The first ten minutes of the episode resolve the cliffhanger from last time. When Peter answers the phone in Warren’s pocket, he’s greeted by the mysterious buyer he spotted in Bangkok — the same guy, it turns out, who originally called Rose in an effort to track Peter down. Now he’s insistent that Peter calmly open the door for his men and tell them exactly what information Warren told him. Either way, of course, Peter is doomed. He knows what the buyer looks like, which makes him a threat that must be neutralized. But does he want Rose to survive? The buyer’s men are tailing her, too.
From here, Peter and Rose separately manage to keep themselves alive, each running from gunmen. As self-sufficient as Rose is, it’s nice to see Peter coaching her over the phone again, a callback to the first episode of the show. Instead of guiding her to the best hiding place in an empty cabin, though, he’s guiding her through tourist shops and Chinese restaurant kitchens, helping her change her look and pick up a weapon along the way. When Alice’s killer finally catches up with Rose anyway, she manages to stick him in the shoulder with the knife she grabbed. But it takes a last-minute assist from a nearby Catherine to really lose the men.
Due to Diane Farr-related trauma, Peter has some trust issues, and he’s reluctant to open up to Catherine about the testimony from Warren that he taped before the man died. During their meeting at Brooklyn Bridge Park, she denies any knowledge of a conspiracy in the CIA. But it goes both ways; from the outside, Peter doesn’t look very trustworthy, either. They’ll need to trust each other at least a little bit if they want to make any progress.
Really, “Government Property” is about the good guys learning to establish a united front for the mission ahead. Peter and Rose don’t have the resources to work entirely on their own; they need someone like Noor inside the embassy and someone like Catherine to provide cash, transpo, and intel while they work on IDing the buyer.
The other variable here is Rose herself: She’s supposed to return to California, where she can better manage her post-traumatic stress and those recurring nightmares. As she reveals to Peter, she did try to start another company of her own, but blew her one shot by having a panic attack on the day of an investor meeting. Now, she’s doing better — is it worth risking that by plunging back into a life of danger? Of course, it’s a foregone conclusion that Rose will choose to stay by the end of the episode, so watching her waffle back and forth is pretty tedious. Her scary-advanced tech is reason enough to keep her around.
Thanks to that tech, Peter and Rose are finally able to ID the man who killed Alice and keeps showing up everywhere: Solomon Vega, a supposedly dead ex-Marine who goes by many names. He left behind a sister named Celeste and vanished without a trace, any mention of his life wiped by someone high up.

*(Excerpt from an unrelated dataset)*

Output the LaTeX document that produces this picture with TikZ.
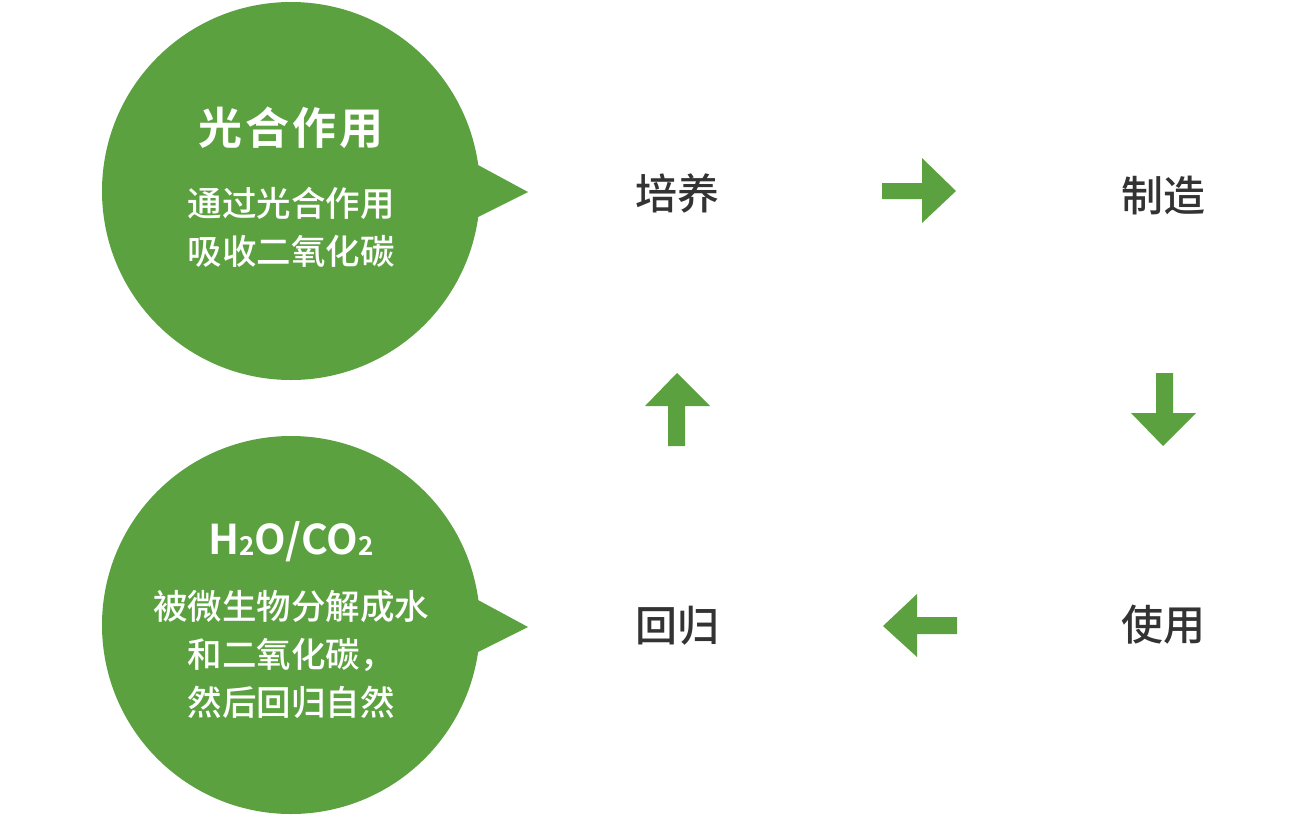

Our dynamic duo stops by Celeste’s home to snoop around using aliases and ask her some questions about her brother, who she says died of suicide following five tours in Afghanistan. He used to take care of her after she lost her legs in a hit-and-run, and his VA benefits have been a godsend. Now she can afford to run a small online homemade soap shop without doing much else. But some mild mail fraud exposes the truth: She gets large recurring payments from something called KinCare Trust, which could lead them to Solomon’s employer.
“Government Property” makes some real progress in sketching out the broader contours of this conspiracy, even if we can’t quite see how the different threads intertwine yet. Hopefully now that Rose and Catherine are in New York to stay, the plot can really get moving.
Classified Information
• The show keeps including these opening flashbacks, this time with Rose accepting her lead programmer job, but none of them really convey as much as they could.
• Will Rose be able to regain control of the algorithm despite her boss shutting her out? She’s not officially fired yet, but there is reason for concern.
• “I’ve felt safer in the past 12 hours than I have in the last nine months.” Sure about that, Rose? You were sobbing in your sleep last night.
• The trauma stuff isn’t quite landing for me when it comes to Peter. I buy that he’d be haunted by failing to save Alice, sure, but we haven’t seen much of her, so it’s hard for us to understand how close they were. Rose says that Peter didn’t get help after Camp David the way she did, but I’m not sure she’s so much better-adjusted than him. Either way, I’ll be curious to see if he and Catherine get realer with each other in the coming episodes.
• Apparently, Chelsea Arrington is on the campaign trail with one of the presidential candidates, so here’s our explanation for her absence (not that she’d be around anyway, considering Rose decided to stay). Appreciate a season one shout-out, I suppose.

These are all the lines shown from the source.